Extract only the first line of the listing and every line after it up to and including the one with "import numpy as np". Omit the pictures.
○ ○ ○ ○
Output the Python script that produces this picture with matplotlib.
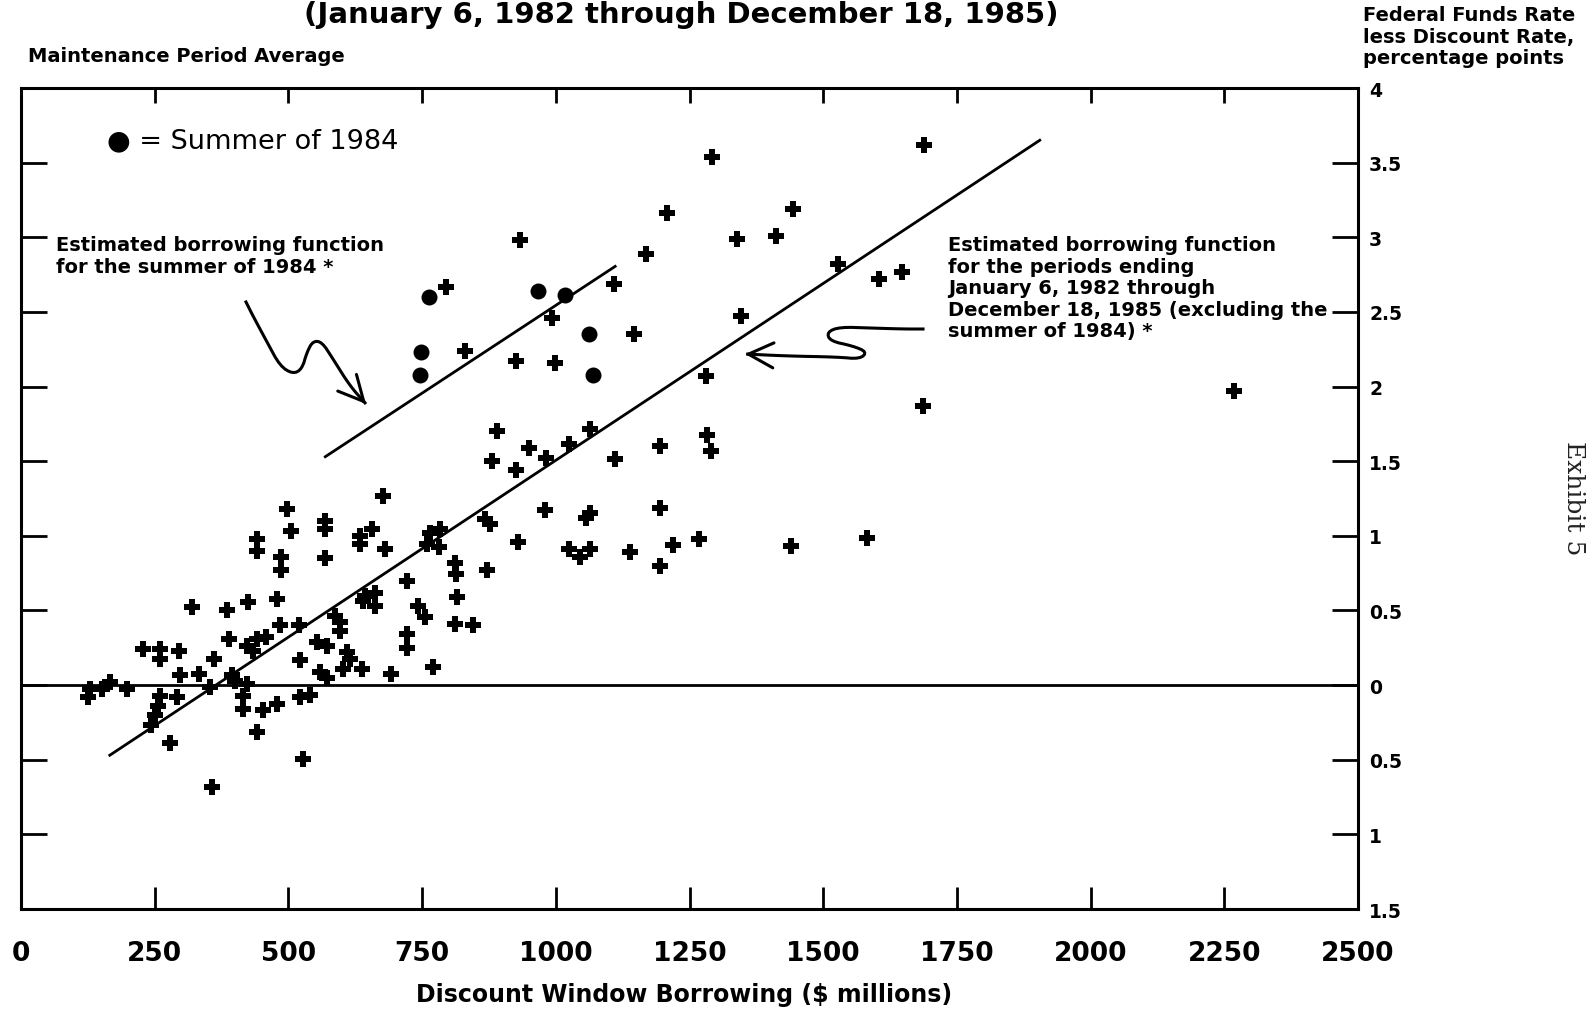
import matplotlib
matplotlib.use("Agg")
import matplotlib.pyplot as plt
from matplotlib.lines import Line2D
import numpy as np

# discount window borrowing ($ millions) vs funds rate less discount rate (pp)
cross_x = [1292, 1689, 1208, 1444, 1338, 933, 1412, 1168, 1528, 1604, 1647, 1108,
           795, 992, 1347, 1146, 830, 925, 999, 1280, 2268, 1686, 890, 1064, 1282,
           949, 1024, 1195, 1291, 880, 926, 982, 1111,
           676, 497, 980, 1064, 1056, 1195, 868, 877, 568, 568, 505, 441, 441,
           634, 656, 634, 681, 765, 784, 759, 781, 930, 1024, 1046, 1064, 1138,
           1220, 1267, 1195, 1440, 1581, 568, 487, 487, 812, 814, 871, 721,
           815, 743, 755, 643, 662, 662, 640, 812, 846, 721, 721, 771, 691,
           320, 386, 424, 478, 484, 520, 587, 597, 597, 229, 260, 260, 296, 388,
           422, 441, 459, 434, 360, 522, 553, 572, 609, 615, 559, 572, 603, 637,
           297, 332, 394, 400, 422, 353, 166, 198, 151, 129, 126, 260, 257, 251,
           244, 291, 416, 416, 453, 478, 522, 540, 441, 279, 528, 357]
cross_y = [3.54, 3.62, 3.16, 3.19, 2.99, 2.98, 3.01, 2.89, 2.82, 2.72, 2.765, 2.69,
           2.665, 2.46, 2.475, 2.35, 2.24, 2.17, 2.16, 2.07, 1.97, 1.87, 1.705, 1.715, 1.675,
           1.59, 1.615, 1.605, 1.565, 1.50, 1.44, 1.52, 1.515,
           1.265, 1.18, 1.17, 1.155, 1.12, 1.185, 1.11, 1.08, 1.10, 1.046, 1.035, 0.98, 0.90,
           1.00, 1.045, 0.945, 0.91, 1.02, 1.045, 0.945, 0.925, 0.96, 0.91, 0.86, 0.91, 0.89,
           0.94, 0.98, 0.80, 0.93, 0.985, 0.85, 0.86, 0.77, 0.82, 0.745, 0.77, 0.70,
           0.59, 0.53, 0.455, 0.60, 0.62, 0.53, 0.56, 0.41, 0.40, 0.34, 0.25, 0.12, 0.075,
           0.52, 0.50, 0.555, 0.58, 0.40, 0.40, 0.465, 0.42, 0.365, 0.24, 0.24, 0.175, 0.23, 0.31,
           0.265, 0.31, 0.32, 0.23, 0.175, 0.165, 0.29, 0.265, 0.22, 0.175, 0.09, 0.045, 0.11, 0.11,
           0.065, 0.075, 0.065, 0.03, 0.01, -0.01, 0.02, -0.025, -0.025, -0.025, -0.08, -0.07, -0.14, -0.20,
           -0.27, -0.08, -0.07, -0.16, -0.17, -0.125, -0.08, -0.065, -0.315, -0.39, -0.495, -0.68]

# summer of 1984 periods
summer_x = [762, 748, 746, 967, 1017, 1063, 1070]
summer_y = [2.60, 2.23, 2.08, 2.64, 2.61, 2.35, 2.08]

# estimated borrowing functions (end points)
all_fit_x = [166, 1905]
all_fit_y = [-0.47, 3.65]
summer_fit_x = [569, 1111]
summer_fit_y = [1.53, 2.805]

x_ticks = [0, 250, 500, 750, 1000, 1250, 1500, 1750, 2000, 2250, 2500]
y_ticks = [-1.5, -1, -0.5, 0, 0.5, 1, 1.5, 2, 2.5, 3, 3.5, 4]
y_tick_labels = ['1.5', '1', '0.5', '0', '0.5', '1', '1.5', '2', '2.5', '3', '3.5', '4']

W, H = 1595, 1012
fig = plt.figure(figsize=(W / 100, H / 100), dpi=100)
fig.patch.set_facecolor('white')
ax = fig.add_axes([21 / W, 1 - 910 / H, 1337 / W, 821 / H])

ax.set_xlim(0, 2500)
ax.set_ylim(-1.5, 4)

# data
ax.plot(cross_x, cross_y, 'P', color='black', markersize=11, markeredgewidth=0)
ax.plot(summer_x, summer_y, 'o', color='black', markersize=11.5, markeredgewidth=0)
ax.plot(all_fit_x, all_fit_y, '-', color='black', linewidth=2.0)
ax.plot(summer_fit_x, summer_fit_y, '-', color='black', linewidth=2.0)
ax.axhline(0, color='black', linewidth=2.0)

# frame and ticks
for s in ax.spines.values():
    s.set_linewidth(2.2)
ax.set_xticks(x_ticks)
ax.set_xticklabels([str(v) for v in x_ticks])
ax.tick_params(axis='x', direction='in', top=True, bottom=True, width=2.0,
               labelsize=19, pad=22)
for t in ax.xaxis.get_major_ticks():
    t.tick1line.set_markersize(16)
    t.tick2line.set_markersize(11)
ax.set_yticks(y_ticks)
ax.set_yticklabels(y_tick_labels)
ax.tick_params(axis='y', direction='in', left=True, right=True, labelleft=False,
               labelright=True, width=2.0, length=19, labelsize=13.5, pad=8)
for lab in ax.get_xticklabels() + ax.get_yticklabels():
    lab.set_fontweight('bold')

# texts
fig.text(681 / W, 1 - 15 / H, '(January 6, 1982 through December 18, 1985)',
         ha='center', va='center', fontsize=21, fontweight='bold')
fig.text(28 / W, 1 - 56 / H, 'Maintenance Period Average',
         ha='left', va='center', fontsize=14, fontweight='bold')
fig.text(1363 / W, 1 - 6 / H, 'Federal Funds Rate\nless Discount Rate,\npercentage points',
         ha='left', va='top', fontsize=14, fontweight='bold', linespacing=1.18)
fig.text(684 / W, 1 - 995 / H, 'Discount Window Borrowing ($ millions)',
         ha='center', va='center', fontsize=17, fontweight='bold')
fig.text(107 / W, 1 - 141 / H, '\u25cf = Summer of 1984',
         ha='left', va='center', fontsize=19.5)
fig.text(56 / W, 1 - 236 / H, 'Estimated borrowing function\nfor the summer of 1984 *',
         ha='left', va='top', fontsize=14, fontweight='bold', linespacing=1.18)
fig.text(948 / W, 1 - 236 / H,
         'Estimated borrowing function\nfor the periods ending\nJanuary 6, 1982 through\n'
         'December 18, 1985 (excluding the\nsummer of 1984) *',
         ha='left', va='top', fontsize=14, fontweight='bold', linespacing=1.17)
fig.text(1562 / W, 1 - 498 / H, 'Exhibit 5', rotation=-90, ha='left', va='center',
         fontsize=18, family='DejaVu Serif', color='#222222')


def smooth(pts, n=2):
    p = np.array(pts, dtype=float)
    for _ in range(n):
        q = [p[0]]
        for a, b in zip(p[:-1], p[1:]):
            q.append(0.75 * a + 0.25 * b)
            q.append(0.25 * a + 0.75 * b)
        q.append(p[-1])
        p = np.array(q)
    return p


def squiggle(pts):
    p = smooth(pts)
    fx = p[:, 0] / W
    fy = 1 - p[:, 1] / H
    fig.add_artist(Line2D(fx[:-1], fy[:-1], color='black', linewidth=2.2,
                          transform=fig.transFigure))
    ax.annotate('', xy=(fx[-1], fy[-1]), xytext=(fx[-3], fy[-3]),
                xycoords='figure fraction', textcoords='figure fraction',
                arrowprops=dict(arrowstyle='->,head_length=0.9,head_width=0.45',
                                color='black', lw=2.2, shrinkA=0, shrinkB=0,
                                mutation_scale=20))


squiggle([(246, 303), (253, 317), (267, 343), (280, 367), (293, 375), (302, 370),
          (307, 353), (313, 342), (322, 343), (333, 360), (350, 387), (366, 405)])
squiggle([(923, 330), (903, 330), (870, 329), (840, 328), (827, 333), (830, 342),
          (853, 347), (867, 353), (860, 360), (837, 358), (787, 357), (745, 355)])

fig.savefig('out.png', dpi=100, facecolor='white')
○ ○ ○ ○
● **PROBLEM SOLUTION**:
Output the Python script that produces this picture with matplotlib.
import matplotlib
matplotlib.use("Agg")
import matplotlib.pyplot as plt
from matplotlib.lines import Line2D
import numpy as np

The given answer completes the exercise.